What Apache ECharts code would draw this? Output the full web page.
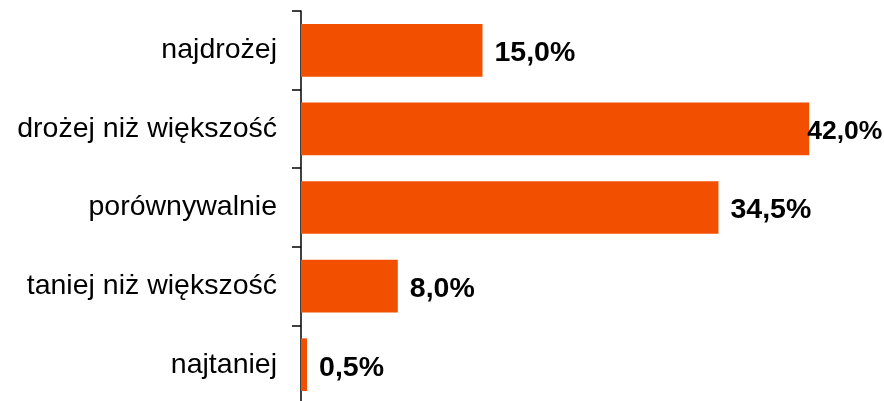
<!DOCTYPE html>
<html>
<head>
<meta charset="utf-8">
<style>
  html, body { margin: 0; padding: 0; background: #fff; }
  #chart { width: 884px; height: 401px; }
</style>
<script src="https://cdn.jsdelivr.net/npm/echarts@6/dist/echarts.min.js"></script>
</head>
<body>
<div id="chart"></div>
<script>
// Price perception categories, top to bottom
const categories = ['najdrożej', 'drożej niż większość', 'porównywalnie', 'taniej niż większość', 'najtaniej'];
// Share of answers, percent
const shares = [15.0, 42.0, 34.5, 8.0, 0.5];

const fmt = v => v.toFixed(1).replace('.', ',') + '%';
const maxShare = Math.max(...shares);

const chart = echarts.init(document.getElementById('chart'), null, { renderer: 'canvas' });

chart.setOption({
  animation: false,
  backgroundColor: '#ffffff',
  grid: {
    left: 301, top: 11, width: 605, height: 393,
    containLabel: false,
    outerBoundsMode: 'none'
  },
  xAxis: {
    type: 'value',
    min: 0,
    max: 50,
    show: false
  },
  yAxis: {
    type: 'category',
    data: categories,
    inverse: true,
    axisLine: { show: true, lineStyle: { color: '#000', width: 1.5 } },
    axisTick: { show: true, length: 9, lineStyle: { color: '#000', width: 1.5 } },
    axisLabel: {
      margin: 24,
      color: '#000',
      fontSize: 28.5,
      padding: [4, 0, 0, 0],
      fontFamily: '"Liberation Sans", Arial, sans-serif'
    },
    splitLine: { show: false }
  },
  series: [{
    type: 'bar',
    barCategoryGap: '33%',
    itemStyle: { color: '#F24F00' },
    label: {
      show: true,
      position: 'right',
      distance: 12,
      offset: [0, 3],
      color: '#000',
      fontSize: 28.5,
      fontWeight: 'bold',
      fontFamily: '"Liberation Sans", Arial, sans-serif',
      formatter: p => fmt(p.value)
    },
    // the longest bar's label is squeezed and pulled back so it stays inside the frame
    data: shares.map(v => v === maxShare
      ? { value: v, label: { offset: [-14, 3], fontSize: 26.5 } }
      : v)
  }]
});
</script>
</body>
</html>
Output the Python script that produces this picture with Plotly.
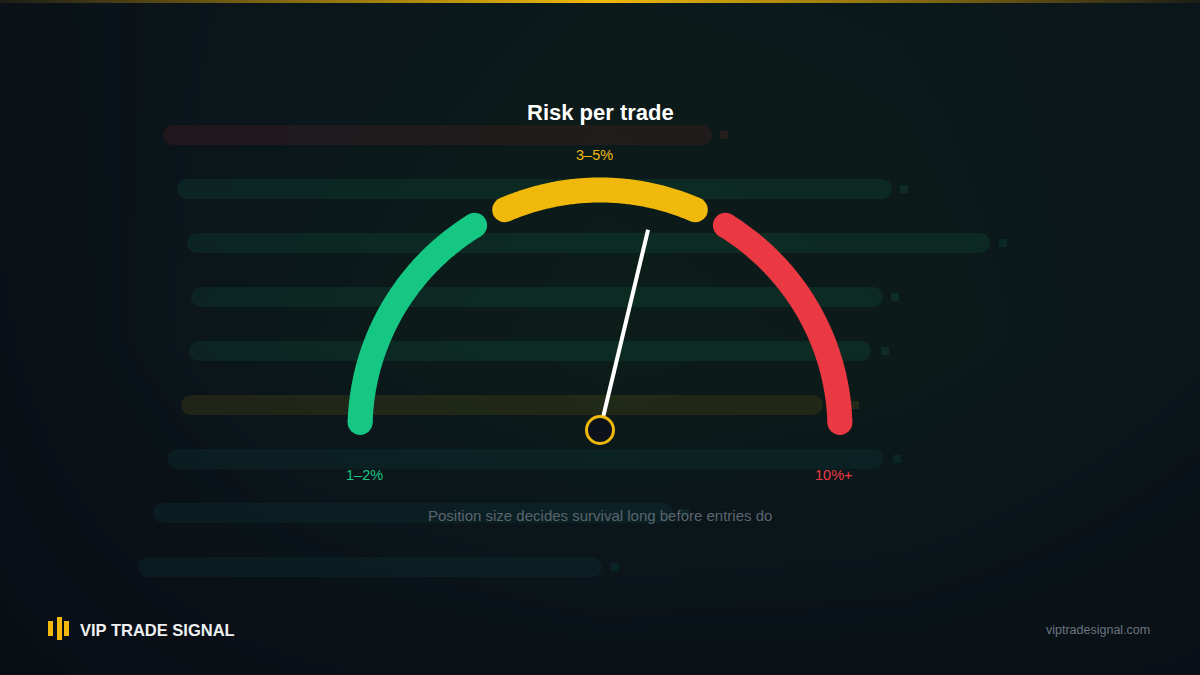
import numpy as np
import plotly.graph_objects as go

# Gauge data (scale 0-100, drawn left to right over a half circle)
zone_labels = ["1–2%", "3–5%", "10%+"]
zone_start = [1, 37, 67.5]
zone_end = [32.5, 63, 99]
zone_colors = ["#16c784", "#f0b90b", "#ea3943"]
needle_value = 57.5

# Faint background bars (start / end in px along x, one per row)
bar_start = [163, 177, 187, 191, 189, 181, 168, 153, 138]
bar_end = [712, 892, 990, 883, 871, 823, 884, 673, 602]
bar_dot = [724, 904, 1003, 895, 885, 855, 897, 685, 615]
bar_tone = ["red", "green", "green", "green", "green", "yellow", "teal", "teal", "teal"]

W, H = 1200, 675
CX, CY, R = 600, 430, 240
ARC_W = 25

tone_colors = {"red": "#ea3943", "green": "#16c784", "yellow": "#f0b90b", "teal": "#14a89a"}


def val_to_xy(v, radius=R):
    ang = np.radians(180 - v * 1.8)
    return CX + radius * np.cos(ang), CY - radius * np.sin(ang)


fig = go.Figure()

# Background glow
fig.add_trace(go.Heatmap(
    x=[0, 300, 600, 900, 1200], y=[0, 340, 675],
    z=[[0.25, 0.55, 0.75, 0.7, 0.55],
       [0.15, 0.7, 1.0, 0.85, 0.5],
       [0.0, 0.15, 0.25, 0.25, 0.15]],
    zsmooth="best", showscale=False, hoverinfo="skip",
    colorscale=[[0, "#090e15"], [0.5, "#0b151a"], [1, "#0c1d19"]],
))

# Gold line on top
fig.add_trace(go.Heatmap(
    x=[0, 200, 600, 1000, 1200], y=[0.5, 2],
    z=[[0, 0.35, 1, 0.35, 0], [0, 0.35, 1, 0.35, 0]],
    zsmooth="best", showscale=False, hoverinfo="skip",
    colorscale=[[0, "#1c1d17"], [1, "#f0b90b"]],
))

# Faint bars
for i in range(len(bar_start)):
    y = 135 + 54 * i
    col = tone_colors[bar_tone[i]]
    fig.add_trace(go.Scatter(
        x=[bar_start[i] + 10, bar_end[i] - 10], y=[y, y], mode="lines+markers",
        line=dict(color=col, width=20), marker=dict(color=col, size=20),
        opacity=0.09 if bar_tone[i] != "teal" else 0.07, hoverinfo="skip", showlegend=False,
    ))
    fig.add_trace(go.Scatter(
        x=[bar_dot[i]], y=[y], mode="markers",
        marker=dict(symbol="square", color=col, size=8), opacity=0.1,
        hoverinfo="skip", showlegend=False,
    ))

# Gauge arcs
for s, e, c in zip(zone_start, zone_end, zone_colors):
    xs, ys = val_to_xy(np.linspace(s, e, 120))
    fig.add_trace(go.Scatter(x=xs, y=ys, mode="lines",
                             line=dict(color=c, width=ARC_W, simplify=False),
                             hoverinfo="skip", showlegend=False))
    fig.add_trace(go.Scatter(x=[xs[0], xs[-1]], y=[ys[0], ys[-1]], mode="markers",
                             marker=dict(color=c, size=ARC_W), hoverinfo="skip", showlegend=False))

# Needle
nx, ny = val_to_xy(needle_value, 206)
fig.add_trace(go.Scatter(x=[CX, nx], y=[CY, ny], mode="lines",
                         line=dict(color="#ffffff", width=4), hoverinfo="skip", showlegend=False))
fig.add_trace(go.Scatter(x=[CX], y=[CY], mode="markers",
                         marker=dict(color="#0d121a", size=27, line=dict(color="#f0b90b", width=3)),
                         hoverinfo="skip", showlegend=False))

# Logo bars
for lx, top, bot in [(50.5, 621, 636), (59.5, 617, 640), (66.5, 621, 636)]:
    fig.add_shape(type="rect", x0=lx - 2.5, x1=lx + 2.5, y0=top, y1=bot,
                  fillcolor="#f0b90b", line_width=0, layer="above")

font = "Liberation Sans, Arial, sans-serif"
annotations = [
    dict(x=600, y=112, text="<b>Risk per trade</b>", font=dict(size=22, color="#ffffff")),
    dict(x=594, y=155, text=zone_labels[1], font=dict(size=14.5, color=zone_colors[1])),
    dict(x=364, y=475, text=zone_labels[0], font=dict(size=14.5, color=zone_colors[0])),
    dict(x=834, y=475, text=zone_labels[2], font=dict(size=14.5, color=zone_colors[2])),
    dict(x=600, y=515, text="Position size decides survival long before entries do",
         font=dict(size=15, color="#5b6570")),
    dict(x=78, y=630, text="<b>VIP TRADE SIGNAL</b>", xanchor="left",
         font=dict(size=16.5, color="#eef0f2")),
    dict(x=1152, y=630, text="viptradesignal.com", xanchor="right",
         font=dict(size=12.5, color="#6b7480")),
]
for a in annotations:
    a.setdefault("xanchor", "center")
    a["font"]["family"] = font
    fig.add_annotation(xref="x", yref="y", yanchor="middle", showarrow=False, **a)

fig.update_layout(
    width=W, height=H, margin=dict(l=0, r=0, t=0, b=0),
    paper_bgcolor="#0a1017", plot_bgcolor="#0a1017", showlegend=False,
    xaxis=dict(range=[0, W], visible=False, fixedrange=True),
    yaxis=dict(range=[H, 0], visible=False, fixedrange=True),
)

fig.write_html("out.html", config={"displayModeBar": False},
               post_script="document.body.style.margin='0';document.body.style.background='#0a1017';")
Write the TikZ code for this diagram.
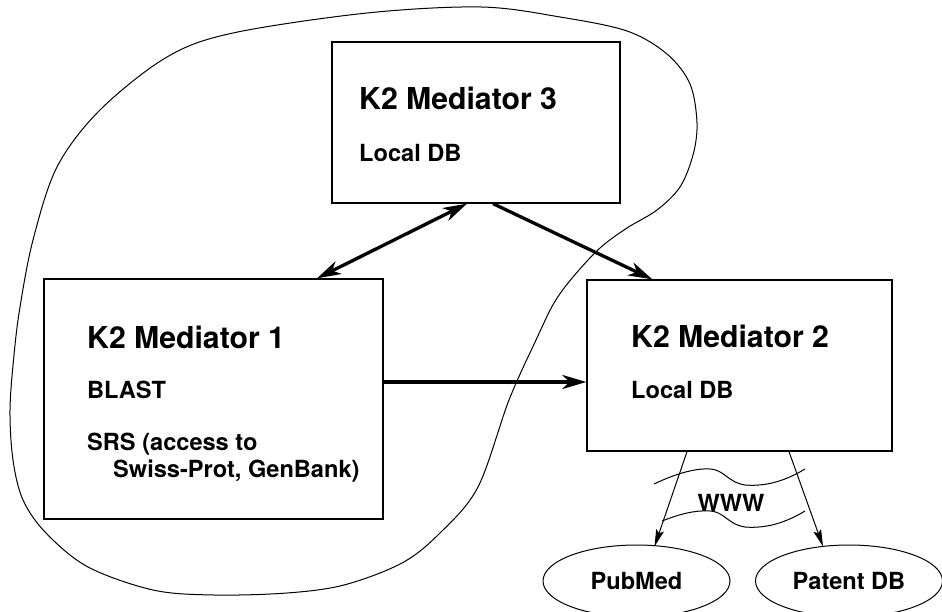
\documentclass[tikz,border=0pt]{standalone}
\usepackage{fontspec}
\setmainfont{TeX Gyre Heros}
\usetikzlibrary{arrows.meta,shapes.geometric}

\tikzset{
  medbox/.style={draw, line width=1.3pt, inner sep=0pt},
  title/.style={anchor=base west, inner sep=0pt, font=\fontsize{30.2}{34}\selectfont\bfseries},
  body/.style={anchor=base west, inner sep=0pt, font=\fontsize{23.6}{27}\selectfont\bfseries},
  source/.style={ellipse, draw, line width=1pt, minimum width=187pt, minimum height=72pt,
    inner sep=0pt, font=\fontsize{23.6}{27}\selectfont\bfseries},
  bigarrow/.style={line width=3.3pt, -{Stealth[length=24pt,width=14pt,inset=7pt]}},
  bigboth/.style={line width=3.3pt, {Stealth[length=24pt,width=14pt,inset=7pt]}-{Stealth[length=24pt,width=14pt,inset=7pt]}},
  thinarrow/.style={line width=1pt, -{Stealth[length=17pt,width=8pt,inset=3pt]}},
  outline/.style={line width=1pt}
}

\begin{document}
\begin{tikzpicture}[x=1pt,y=-1pt]
\useasboundingbox (0,0) rectangle (942,612);
\clip (0,0) rectangle (942,612);

% region boundary around the local mediators
\draw[outline] plot[smooth cycle, tension=0.55] coordinates {
  (481,7) (560,17) (627,31) (667,54) (690,84) (697,123) (693,155) (680,187)
  (657,210) (627,228) (600,248) (573,277) (554,303) (536,340) (509,400)
  (478,487) (440,533) (402,563) (344,585) (287,593) (214,595) (153,590)
  (88,567) (46,533) (23,500) (13,460) (10,410) (14,355) (20,307) (33,240)
  (57,167) (100,110) (167,57) (233,33) (367,13)};

% mediator boxes
\node[medbox, minimum width=288pt, minimum height=161pt] (m3) at (476,122.5) {};
\node[medbox, minimum width=339pt, minimum height=240pt] (m1) at (213.5,399) {};
\node[medbox, minimum width=305pt, minimum height=171pt] (m2) at (739.5,365.5) {};

\node[title] (m3t) at (359,110) {K2 Mediator 3};
\node[body]  (m3a) at (359,162) {Local DB};

\node[title] (m1t) at (87,348) {K2 Mediator 1};
\node[body]  (m1a) at (87,398) {BLAST};
\node[body]  (m1b) at (87,450) {SRS (access to};
\node[body]  (m1c) at (113,477) {Swiss-Prot, GenBank)};

\node[title] (m2t) at (631,347) {K2 Mediator 2};
\node[body]  (m2a) at (631,398) {Local DB};

% external sources
\node[source] (pubmed) at (636.5,581) {PubMed};
\node[source] (patent) at (849,581) {Patent DB};

% links between mediators
\draw[bigboth] ([xshift=-9pt]m3.south) -- ([xshift=103.5pt]m1.north);
\draw[bigarrow] ([xshift=17pt]m3.south) -- ([xshift=66pt]m2.north west);
\draw[bigarrow] ([yshift=17pt]m1.east) -- ([yshift=17pt]m1.east -| m2.west);

% access over the web
\draw[thinarrow] ([xshift=-52.5pt]m2.south) -- ([xshift=18pt,yshift=-2pt]pubmed.north);
\draw[thinarrow] ([xshift=49.5pt]m2.south) -- ([xshift=-26pt,yshift=-2pt]patent.north);

% the web "cloud" lines
\draw[outline] (654,484) .. controls (675,474) and (695,468) .. (710,469)
  .. controls (725,470) and (727,482) .. (745,485)
  .. controls (770,487) and (790,478) .. (805,469);
\draw[outline] (662,521) .. controls (680,514) and (695,510) .. (710,511)
  .. controls (725,512) and (727,524) .. (745,527)
  .. controls (770,529) and (790,520) .. (805,511);

\node[body, anchor=base] (www) at (731,511) {WWW};
\end{tikzpicture}
\end{document}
++++++++++
Problem statement: Check each line above for the string "Output" and show the ones that have it.

Solution to this problem:
What Apache ECharts code would draw this? Output the full web page.
Output the Python script that produces this picture with Plotly.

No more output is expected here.